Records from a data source
◆ ◆ ◆

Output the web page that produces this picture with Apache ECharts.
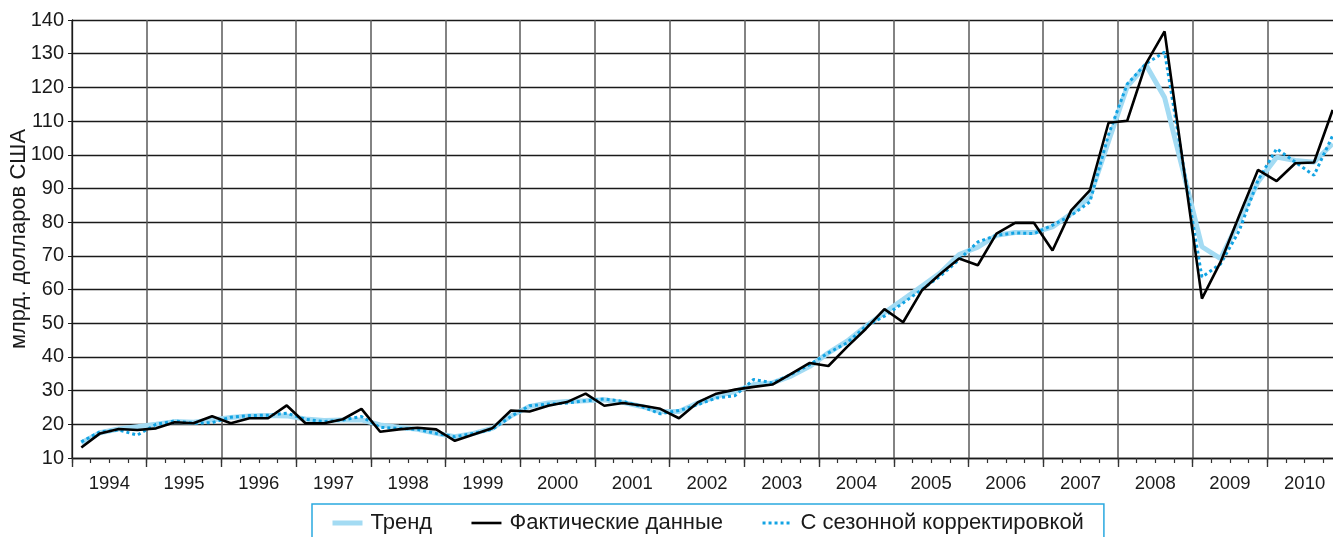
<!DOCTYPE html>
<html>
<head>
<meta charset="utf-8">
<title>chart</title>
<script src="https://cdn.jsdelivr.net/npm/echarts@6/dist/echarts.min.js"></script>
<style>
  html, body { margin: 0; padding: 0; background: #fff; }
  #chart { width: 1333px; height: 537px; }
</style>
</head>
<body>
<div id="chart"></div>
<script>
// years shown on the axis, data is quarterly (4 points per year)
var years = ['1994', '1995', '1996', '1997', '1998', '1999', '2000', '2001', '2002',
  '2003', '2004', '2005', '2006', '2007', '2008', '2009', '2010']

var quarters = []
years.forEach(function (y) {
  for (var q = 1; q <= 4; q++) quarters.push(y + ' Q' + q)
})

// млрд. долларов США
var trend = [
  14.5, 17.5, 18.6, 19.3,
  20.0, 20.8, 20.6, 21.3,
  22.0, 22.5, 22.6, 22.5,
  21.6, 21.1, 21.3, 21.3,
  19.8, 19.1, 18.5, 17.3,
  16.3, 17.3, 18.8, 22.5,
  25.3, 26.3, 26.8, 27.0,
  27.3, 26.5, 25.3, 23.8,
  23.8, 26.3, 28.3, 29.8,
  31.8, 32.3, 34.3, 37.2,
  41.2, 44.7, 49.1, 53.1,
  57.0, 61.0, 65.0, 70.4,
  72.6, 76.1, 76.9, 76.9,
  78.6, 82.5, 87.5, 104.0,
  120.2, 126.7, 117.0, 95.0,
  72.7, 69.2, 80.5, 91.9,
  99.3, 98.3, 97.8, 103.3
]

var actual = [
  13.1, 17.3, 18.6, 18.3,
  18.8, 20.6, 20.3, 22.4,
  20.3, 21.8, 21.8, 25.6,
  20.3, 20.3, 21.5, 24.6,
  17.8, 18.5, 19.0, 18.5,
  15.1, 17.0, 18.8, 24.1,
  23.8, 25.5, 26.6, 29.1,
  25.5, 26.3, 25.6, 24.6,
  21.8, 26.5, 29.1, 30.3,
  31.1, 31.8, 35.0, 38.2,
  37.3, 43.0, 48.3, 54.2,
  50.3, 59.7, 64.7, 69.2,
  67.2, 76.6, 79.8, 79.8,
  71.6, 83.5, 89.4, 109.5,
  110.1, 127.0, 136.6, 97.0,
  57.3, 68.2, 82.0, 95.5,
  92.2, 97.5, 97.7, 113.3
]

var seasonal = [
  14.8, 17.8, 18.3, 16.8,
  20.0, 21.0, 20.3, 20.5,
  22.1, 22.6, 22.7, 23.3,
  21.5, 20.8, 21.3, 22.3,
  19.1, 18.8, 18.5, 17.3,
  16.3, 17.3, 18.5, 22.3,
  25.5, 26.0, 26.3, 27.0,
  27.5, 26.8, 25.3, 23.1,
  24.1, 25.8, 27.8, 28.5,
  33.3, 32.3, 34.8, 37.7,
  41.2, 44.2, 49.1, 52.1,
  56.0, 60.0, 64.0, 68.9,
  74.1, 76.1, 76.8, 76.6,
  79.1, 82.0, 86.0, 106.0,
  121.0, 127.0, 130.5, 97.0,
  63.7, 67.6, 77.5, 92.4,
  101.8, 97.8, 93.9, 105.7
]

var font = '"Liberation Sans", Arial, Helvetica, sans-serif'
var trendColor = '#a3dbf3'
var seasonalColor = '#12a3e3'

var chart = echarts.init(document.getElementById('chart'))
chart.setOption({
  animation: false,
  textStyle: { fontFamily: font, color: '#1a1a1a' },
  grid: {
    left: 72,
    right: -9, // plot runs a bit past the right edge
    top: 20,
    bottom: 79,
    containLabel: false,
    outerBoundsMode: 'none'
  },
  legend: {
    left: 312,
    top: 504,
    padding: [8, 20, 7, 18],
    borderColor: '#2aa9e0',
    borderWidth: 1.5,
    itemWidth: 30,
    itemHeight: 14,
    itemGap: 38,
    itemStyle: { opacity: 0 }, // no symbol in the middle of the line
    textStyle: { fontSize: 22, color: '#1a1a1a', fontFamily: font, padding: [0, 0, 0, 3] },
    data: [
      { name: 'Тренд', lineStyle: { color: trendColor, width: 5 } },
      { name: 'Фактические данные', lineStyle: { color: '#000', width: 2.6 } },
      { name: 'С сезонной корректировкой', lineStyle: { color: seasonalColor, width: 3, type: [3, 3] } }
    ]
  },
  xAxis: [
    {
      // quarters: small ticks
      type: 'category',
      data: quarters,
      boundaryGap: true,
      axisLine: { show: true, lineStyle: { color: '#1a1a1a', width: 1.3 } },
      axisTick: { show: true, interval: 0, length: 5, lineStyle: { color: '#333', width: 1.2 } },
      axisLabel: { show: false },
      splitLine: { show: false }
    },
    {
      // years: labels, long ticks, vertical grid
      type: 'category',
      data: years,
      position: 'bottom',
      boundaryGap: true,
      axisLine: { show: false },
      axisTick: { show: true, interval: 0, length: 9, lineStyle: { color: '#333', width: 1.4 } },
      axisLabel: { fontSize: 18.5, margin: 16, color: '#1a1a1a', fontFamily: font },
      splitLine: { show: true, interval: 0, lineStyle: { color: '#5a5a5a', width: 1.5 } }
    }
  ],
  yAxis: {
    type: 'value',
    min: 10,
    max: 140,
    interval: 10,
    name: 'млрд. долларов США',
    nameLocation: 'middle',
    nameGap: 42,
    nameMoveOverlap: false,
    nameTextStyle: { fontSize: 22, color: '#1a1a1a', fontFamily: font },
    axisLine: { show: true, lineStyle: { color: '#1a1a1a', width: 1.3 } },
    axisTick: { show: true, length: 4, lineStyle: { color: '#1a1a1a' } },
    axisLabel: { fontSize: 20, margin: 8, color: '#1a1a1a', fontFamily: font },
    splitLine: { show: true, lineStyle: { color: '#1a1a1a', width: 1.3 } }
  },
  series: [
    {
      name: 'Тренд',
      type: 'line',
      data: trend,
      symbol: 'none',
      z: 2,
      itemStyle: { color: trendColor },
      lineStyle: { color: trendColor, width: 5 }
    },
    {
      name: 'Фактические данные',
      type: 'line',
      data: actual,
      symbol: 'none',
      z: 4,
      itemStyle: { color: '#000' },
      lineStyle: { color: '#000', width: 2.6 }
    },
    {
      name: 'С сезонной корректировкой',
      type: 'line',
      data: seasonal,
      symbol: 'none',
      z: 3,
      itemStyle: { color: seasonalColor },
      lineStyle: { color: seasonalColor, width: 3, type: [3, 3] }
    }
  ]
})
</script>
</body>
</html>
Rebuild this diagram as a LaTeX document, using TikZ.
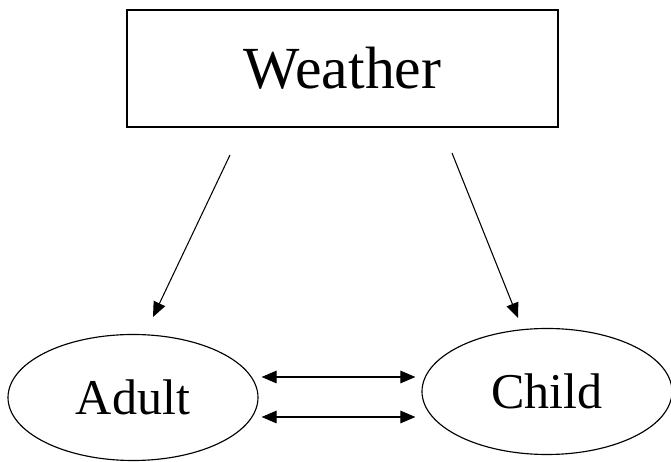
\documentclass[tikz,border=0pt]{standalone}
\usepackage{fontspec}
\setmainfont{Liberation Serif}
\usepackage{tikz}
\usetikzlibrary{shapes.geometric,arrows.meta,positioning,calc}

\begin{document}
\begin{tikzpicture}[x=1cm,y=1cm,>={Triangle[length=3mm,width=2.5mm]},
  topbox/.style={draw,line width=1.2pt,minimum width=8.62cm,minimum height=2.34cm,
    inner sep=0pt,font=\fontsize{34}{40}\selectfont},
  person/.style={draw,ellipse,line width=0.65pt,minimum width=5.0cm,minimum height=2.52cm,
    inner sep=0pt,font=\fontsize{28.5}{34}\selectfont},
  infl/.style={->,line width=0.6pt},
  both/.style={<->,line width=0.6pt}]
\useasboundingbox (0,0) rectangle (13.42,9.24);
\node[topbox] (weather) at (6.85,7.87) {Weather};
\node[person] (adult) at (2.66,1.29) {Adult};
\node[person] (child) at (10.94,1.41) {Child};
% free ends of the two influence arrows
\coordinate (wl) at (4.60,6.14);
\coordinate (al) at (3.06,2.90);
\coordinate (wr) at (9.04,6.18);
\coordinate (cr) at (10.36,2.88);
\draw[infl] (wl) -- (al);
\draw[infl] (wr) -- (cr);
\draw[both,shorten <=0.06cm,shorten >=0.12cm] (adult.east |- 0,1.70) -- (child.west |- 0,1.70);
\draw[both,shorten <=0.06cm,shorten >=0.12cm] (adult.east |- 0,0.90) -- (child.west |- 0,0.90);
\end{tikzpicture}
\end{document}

◆ ◆ ◆

- GIVEN REQUEST -
Beginning with the line with "Rebuild this diagram", repeat the entries above exactly, up to and including the last line, leaving out pictures.

- TASK RESPONSE -
Rebuild this diagram as a LaTeX document, using TikZ.
\documentclass[tikz,border=0pt]{standalone}
\usepackage{fontspec}
\setmainfont{Liberation Serif}
\usepackage{tikz}
\usetikzlibrary{shapes.geometric,arrows.meta,positioning,calc}

\begin{document}
\begin{tikzpicture}[x=1cm,y=1cm,>={Triangle[length=3mm,width=2.5mm]},
  topbox/.style={draw,line width=1.2pt,minimum width=8.62cm,minimum height=2.34cm,
    inner sep=0pt,font=\fontsize{34}{40}\selectfont},
  person/.style={draw,ellipse,line width=0.65pt,minimum width=5.0cm,minimum height=2.52cm,
    inner sep=0pt,font=\fontsize{28.5}{34}\selectfont},
  infl/.style={->,line width=0.6pt},
  both/.style={<->,line width=0.6pt}]
\useasboundingbox (0,0) rectangle (13.42,9.24);
\node[topbox] (weather) at (6.85,7.87) {Weather};
\node[person] (adult) at (2.66,1.29) {Adult};
\node[person] (child) at (10.94,1.41) {Child};
% free ends of the two influence arrows
\coordinate (wl) at (4.60,6.14);
\coordinate (al) at (3.06,2.90);
\coordinate (wr) at (9.04,6.18);
\coordinate (cr) at (10.36,2.88);
\draw[infl] (wl) -- (al);
\draw[infl] (wr) -- (cr);
\draw[both,shorten <=0.06cm,shorten >=0.12cm] (adult.east |- 0,1.70) -- (child.west |- 0,1.70);
\draw[both,shorten <=0.06cm,shorten >=0.12cm] (adult.east |- 0,0.90) -- (child.west |- 0,0.90);
\end{tikzpicture}
\end{document}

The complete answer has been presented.